LONDON - Tin consultancy group ITRI has signed a deal designed to help prevent armed groups in Africa's Great Lakes Region profiting from valuable mineral exports, it said on Monday.
UK-based ITRI and the International Conference on the Great Lakes Region (ICGLR) said in a statement they had signed a co-operation agreement aimed at harmonising their separate initiatives on the traceability of conflict minerals.
"Both the ITRI Tin Supply Chain Initiative (iTSCi) and ICGLR initiatives have a common objective of limiting the ability for armed groups to source financing from the production and trade of minerals in the Great Lakes Region," the statement said.
Both ICGLR and ITRI said they recognised the importance and urgency of implementing a practical, cost effective and credible traceability or certification system for conflict minerals. It will primarily address cassiterite, columbotantalite (coltan) and wolframite as part of this co-operation.
Application of traceability to gold is desirable but various adaptations of the system may be required.
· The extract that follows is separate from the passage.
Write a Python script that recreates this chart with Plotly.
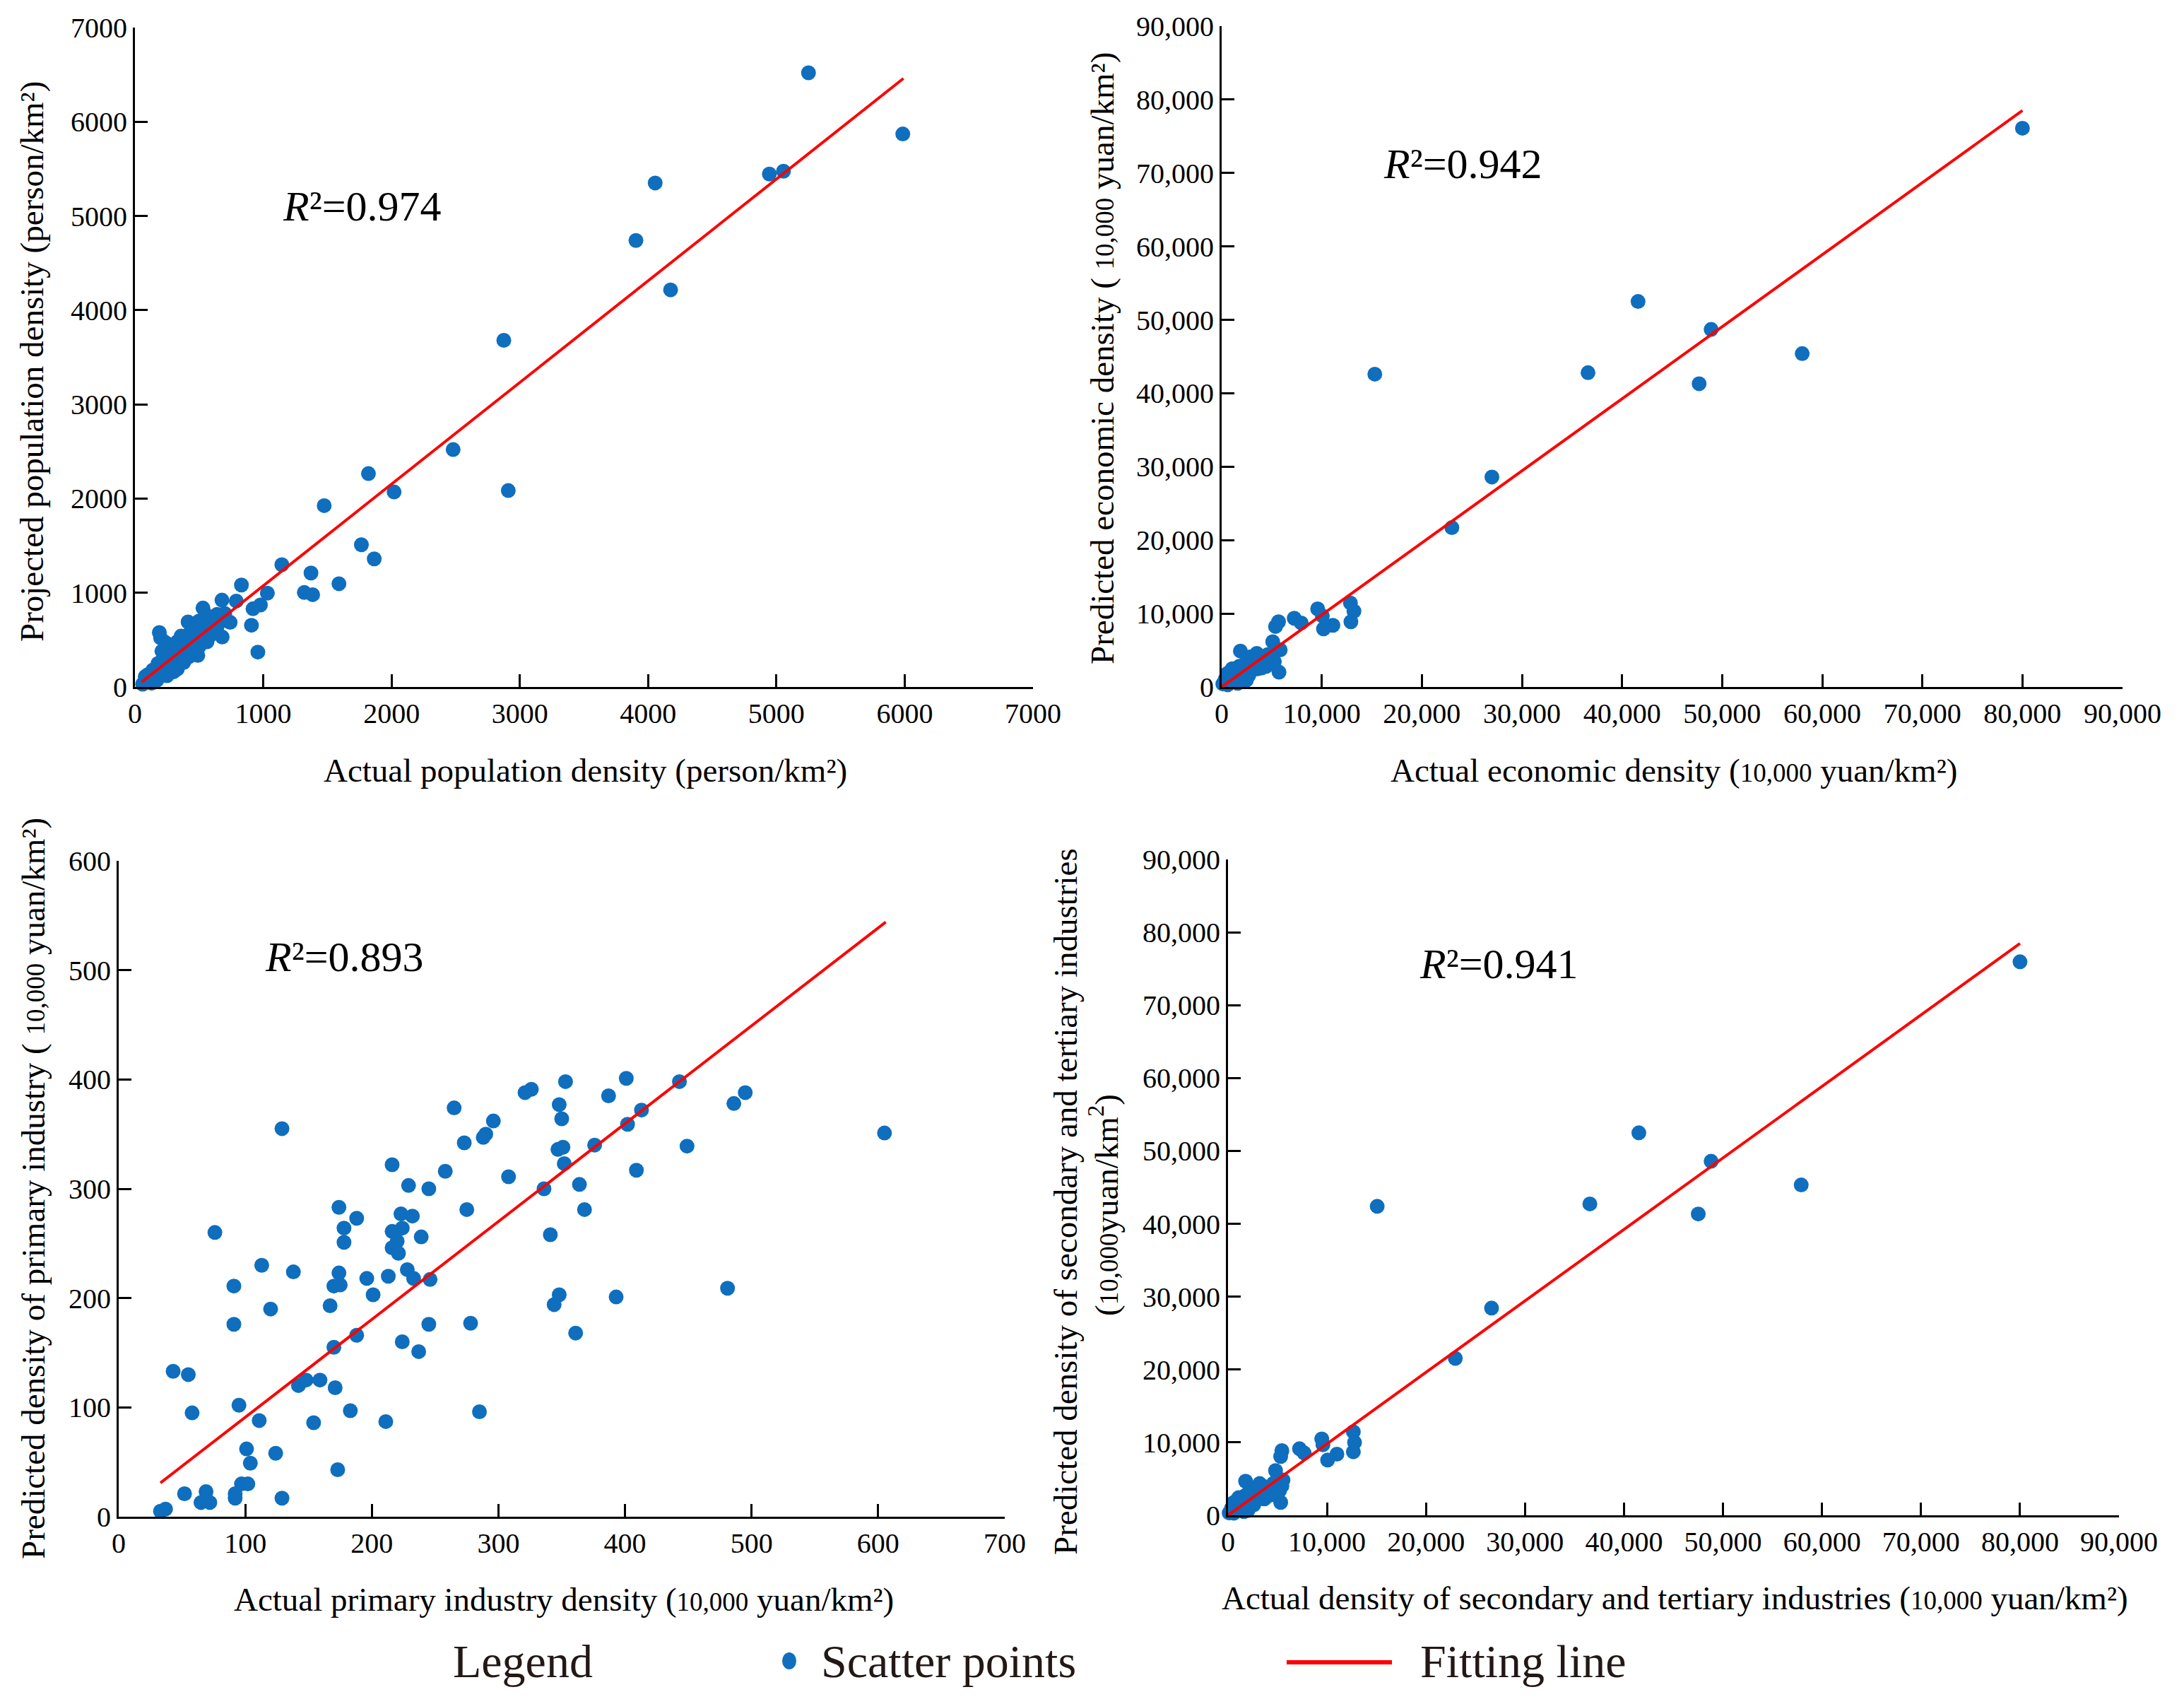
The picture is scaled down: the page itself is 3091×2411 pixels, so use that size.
import plotly.graph_objects as go

# population density (person/km2)
pop_actual = [5250, 5985, 4945, 5055, 4055, 3905, 4175, 2875, 2480, 1820, 2020, 2910, 1475, 1765,
              1865, 1145, 1372, 1590, 1320, 1385, 1032, 830, 678, 958, 908, 978, 920, 790, 530, 414,
              190, 680, 742, 562, 490,
              200, 240, 300, 330, 360, 420, 460, 500, 560, 600, 640, 700, 720, 640, 580, 520, 470,
              420, 380, 340, 300, 270, 240, 210, 180, 150, 120, 90, 60, 100, 140, 180, 220, 260,
              330, 300, 380, 420, 450, 500, 540, 600, 250, 170, 130, 80, 350, 400, 290, 210]
pop_pred = [6520, 5870, 5445, 5475, 5350, 4740, 4215, 3680, 2520, 2265, 2070, 2085, 1925, 1510,
            1360, 1298, 1210, 1096, 1003, 980, 996, 1082, 922, 370, 655, 870, 830, 912, 838, 690,
            578, 530, 686, 480, 335,
            520, 470, 420, 480, 540, 560, 620, 700, 760, 720, 770, 780, 700, 640, 620, 560, 500,
            440, 380, 330, 290, 240, 200, 160, 130, 100, 80, 60, 30, 130, 180, 250, 300, 350,
            190, 160, 260, 320, 380, 430, 500, 560, 120, 70, 40, 110, 420, 500, 350, 380]
pop_fit_x = [54, 5990]
pop_fit_y = [53, 6460]

# economic density (10,000 yuan/km2)
eco_actual = [80000, 41600, 48900, 58000, 47700, 36600, 15300, 27000, 23000,
              12865, 13216, 12912, 11111, 10175, 9591, 10058, 7251, 7953, 5684, 5380, 5099, 5848,
              5731, 1871, 3509, 2807, 4912, 5263, 4094, 3626, 2690, 1754, 1053, 585, 351, 1287,
              2456, 117, 1988, 4444, 800, 1500, 3000, 2200, 3200, 4000, 600, 1600, 2100, 4600, 3800]
eco_pred = [76100, 52500, 48700, 45400, 41300, 42800, 42600, 28600, 21700,
            11440, 10320, 8880, 8400, 7920, 10640, 9680, 9360, 8720, 8880, 8240, 6170, 5050,
            2010, 4890, 4570, 4090, 4090, 3450, 3130, 2490, 1530, 2810, 2490, 1850, 1050, 735,
            895, 415, 1850, 2810, 600, 1300, 2200, 3000, 3600, 2600, 300, 500, 1200, 4400, 3900]
eco_fit_x = [0, 80000]
eco_fit_y = [0, 78500]

# primary industry density (10,000 yuan/km2)
pri_actual = [605, 495, 486, 443, 401, 387, 413, 402, 449, 409, 376, 364, 368, 336, 341, 348, 350,
              353, 347, 351, 352, 326, 321, 296, 290, 288, 265, 273, 258, 308, 275, 229, 245, 216,
              232, 223, 224, 216, 239, 220, 216, 221, 174, 188, 178, 178, 228, 233, 246, 213, 196,
              201, 174, 175, 170, 167, 120, 138, 113, 91, 91, 76, 129, 188, 170, 224, 237, 245, 278,
              285, 361, 393, 348, 344, 481, 43, 55, 58, 95, 111, 124, 101, 104, 97, 102, 92, 92, 52,
              69, 65, 72, 129, 173, 142, 148, 159, 171, 154, 183, 211, 33, 37]
pri_pred = [351, 388, 378, 398, 401, 385, 372, 359, 339, 317, 340, 304, 281, 300, 258, 377, 364,
            398, 336, 338, 323, 391, 388, 362, 350, 347, 374, 342, 316, 311, 281, 303, 300, 322,
            275, 277, 264, 261, 256, 252, 246, 241, 283, 273, 264, 251, 226, 218, 217, 220, 218,
            203, 223, 212, 211, 193, 190, 224, 230, 211, 176, 260, 355, 166, 155, 160, 151, 176,
            177, 96, 168, 201, 203, 194, 209, 133, 130, 95, 102, 88, 58, 62, 49, 30, 30, 21, 17,
            21, 23, 13, 13, 17, 43, 120, 125, 125, 118, 86, 97, 87, 5, 7]
pri_fit_x = [33, 606]
pri_fit_y = [31, 544]

# secondary and tertiary industry density (10,000 yuan/km2)
sec_actual = [80000, 41500, 48800, 57900, 47500, 36550, 15070, 26620, 22960,
              12660, 12780, 12660, 11000, 10060, 9470, 9590, 7220, 7690, 5440, 5320, 4800, 5560,
              5320, 1775, 3195, 2840, 5207, 4852, 3669, 2604, 1775, 1065, 592, 355, 2012, 118,
              5444, 800, 1500, 3000, 2200, 3200, 4000, 600, 1600, 2100, 4600, 3800]
sec_pred = [75950, 52480, 48580, 45330, 41350, 42730, 42400, 28430, 21530,
            11450, 10000, 8710, 8390, 7580, 10480, 9680, 9130, 8550, 8870, 8070, 6130, 4840,
            1770, 4680, 4355, 3710, 3387, 2742, 2258, 1452, 2742, 2419, 1774, 968, 645, 323,
            4032, 600, 1300, 2200, 3000, 3600, 2600, 300, 500, 1200, 4400, 3900]
sec_fit_x = [0, 80000]
sec_fit_y = [0, 78470]

r2_labels = ["0.974", "0.942", "0.893", "0.941"]

W, H = 3091, 2411
OFF = 8  # page body margin
BLUE = "#0F6EBE"
RED = "#FF0000"
FONT = "Liberation Serif"
small = '<span style="font-size:37px">10,000</span>'


def px_x(p):
    return (p - OFF) / W


def px_y(p):
    return 1 - (p - OFF) / H


fig = go.Figure()

panels = [
    (pop_actual, pop_pred, pop_fit_x, pop_fit_y),
    (eco_actual, eco_pred, eco_fit_x, eco_fit_y),
    (pri_actual, pri_pred, pri_fit_x, pri_fit_y),
    (sec_actual, sec_pred, sec_fit_x, sec_fit_y),
]
for i, (xs, ys, fx, fy) in enumerate(panels):
    ax = "" if i == 0 else str(i + 1)
    fig.add_trace(go.Scatter(x=xs, y=ys, mode="markers", xaxis="x" + ax, yaxis="y" + ax,
                             marker=dict(color=BLUE, size=21), cliponaxis=False, showlegend=False))
    fig.add_trace(go.Scatter(x=fx, y=fy, mode="lines", xaxis="x" + ax, yaxis="y" + ax,
                             line=dict(color=RED, width=4), showlegend=False))


def axis(dom, rng, dtick, fmt, anchor):
    return dict(domain=dom, range=rng, dtick=dtick, tick0=0, tickformat=fmt, anchor=anchor,
                showline=True, linecolor="black", linewidth=3, mirror=False,
                ticks="inside", ticklen=18, tickwidth=3, tickcolor="black",
                showgrid=False, zeroline=False, fixedrange=True, automargin=False,
                tickfont=dict(family=FONT, size=40, color="black"))


# plot areas in pixels: left, right, top, bottom
boxes = [(191, 1462, 39, 972), (1729, 3004, 37, 972), (168, 1422, 1218, 2146), (1738, 2999, 1216, 2144)]
ranges = [([0, 7000], [0, 7000], 1000, 1000, "d"),
          ([0, 90000], [0, 90000], 10000, 10000, ",d"),
          ([0, 700], [0, 600], 100, 100, "d"),
          ([0, 90000], [0, 90000], 10000, 10000, ",d")]
layout_axes = {}
for i, ((l, r, t, b), (xr, yr, dx, dy, fmt)) in enumerate(zip(boxes, ranges)):
    ax = "" if i == 0 else str(i + 1)
    layout_axes["xaxis" + ax] = axis([px_x(l), px_x(r)], xr, dx, fmt, "y" + ax)
    layout_axes["yaxis" + ax] = axis([px_y(b), px_y(t)], yr, dy, fmt, "x" + ax)

title_font = dict(family=FONT, size=47, color="black")
ann = []
# x axis titles
ann.append(dict(text="Actual population density (person/km²)", x=px_x(828), y=px_y(1090)))
ann.append(dict(text="Actual economic density (" + small + " yuan/km²)", x=px_x(2369), y=px_y(1090)))
ann.append(dict(text="Actual primary industry density (" + small + " yuan/km²)", x=px_x(798), y=px_y(2263)))
ann.append(dict(text="Actual density of secondary and tertiary industries (" + small + " yuan/km²)",
                x=px_x(2370), y=px_y(2261)))
# y axis titles
ann.append(dict(text="Projected population density (person/km²)", x=px_x(45), y=px_y(512), textangle=-90))
ann.append(dict(text="Predicted economic density ( " + small + " yuan/km²)", x=px_x(1560), y=px_y(507),
                textangle=-90))
ann.append(dict(text="Predicted density of primary industry ( " + small + " yuan/km²)", x=px_x(47),
                y=px_y(1682), textangle=-90))
ann.append(dict(text="Predicted density of secondary and tertiary industries", x=px_x(1508), y=px_y(1700),
                textangle=-90))
ann.append(dict(text="(" + small + "yuan/km<sup>2</sup>)", x=px_x(1562), y=px_y(1705), textangle=-90))
for a in ann:
    a.update(xref="paper", yref="paper", showarrow=False, font=title_font, xanchor="center", yanchor="middle")

# R squared labels
r2_pos = [(1770, 5100), (24100, 71200), (178, 512), (27300, 75600)]
for i, (lab, (rx, ry)) in enumerate(zip(r2_labels, r2_pos)):
    ax = "" if i == 0 else str(i + 1)
    ann.append(dict(text="<i>R</i>²=" + lab, x=rx, y=ry, xref="x" + ax, yref="y" + ax, showarrow=False,
                    font=dict(family=FONT, size=60, color="black"), xanchor="center", yanchor="middle"))

# legend row
leg_font = dict(family=FONT, size=66, color="#231815")
ann.append(dict(text="Legend", x=px_x(740), y=px_y(2350), xanchor="center"))
ann.append(dict(text="Scatter points", x=px_x(1160), y=px_y(2350), xanchor="left"))
ann.append(dict(text="Fitting line", x=px_x(2008), y=px_y(2350), xanchor="left"))
for a in ann[-3:]:
    a.update(xref="paper", yref="paper", showarrow=False, font=leg_font, yanchor="middle")

shapes = [
    dict(type="circle", xref="paper", yref="paper", xsizemode="pixel", ysizemode="pixel",
         xanchor=px_x(1117), yanchor=px_y(2350), x0=-10, x1=10, y0=-12, y1=12,
         fillcolor=BLUE, line=dict(width=0)),
    dict(type="line", xref="paper", yref="paper", x0=px_x(1821), x1=px_x(1970),
         y0=px_y(2352), y1=px_y(2352), line=dict(color=RED, width=6)),
]

fig.update_layout(width=W, height=H, margin=dict(l=0, r=0, t=0, b=0, autoexpand=False),
                  paper_bgcolor="white", plot_bgcolor="white",
                  annotations=ann, shapes=shapes, showlegend=False, **layout_axes)

fig.write_html("out.html")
The two parties were keen to take advantage of the synergies between their systems, and cited a need to work quickly.
A U.S. "conflict minerals" bill is due to come into force in April next year. The new law will require companies to prove that materials extracted from the Democratic Republic of Congo and its nine neighbours are not linked to conflict.
"We are very concerned over the threat to continuing trade from the region resulting from the U.S. legislation on conflict minerals," said Kay Nimmo, Manager of Sustainability and Regulatory Affairs.
Minerals that are not tagged and traceable under the iTSCi system will not be acceptable to the supply chain of responsible international purchasers from early in 2011.
"There is hardly enough time to put everything in place. We are sure that ICGLR involvement will make a significant difference to a successful achievement of this objective," Nimmo said.
She said reassuring buyers and consumers, international organisations and regulating government authorities in third-party countries, that appropriate due diligence measures were being applied across the region was a top priority for the tin industry and its industry partners.
The ITRI agreement with ICGLR follows others with the government of the DRC for co-operation over the initial iTSCi pilot project in North and South Kivu, as well as the Rwandan Geology and Mines Authority (OGMR), which are currently implementing the system in Rwanda.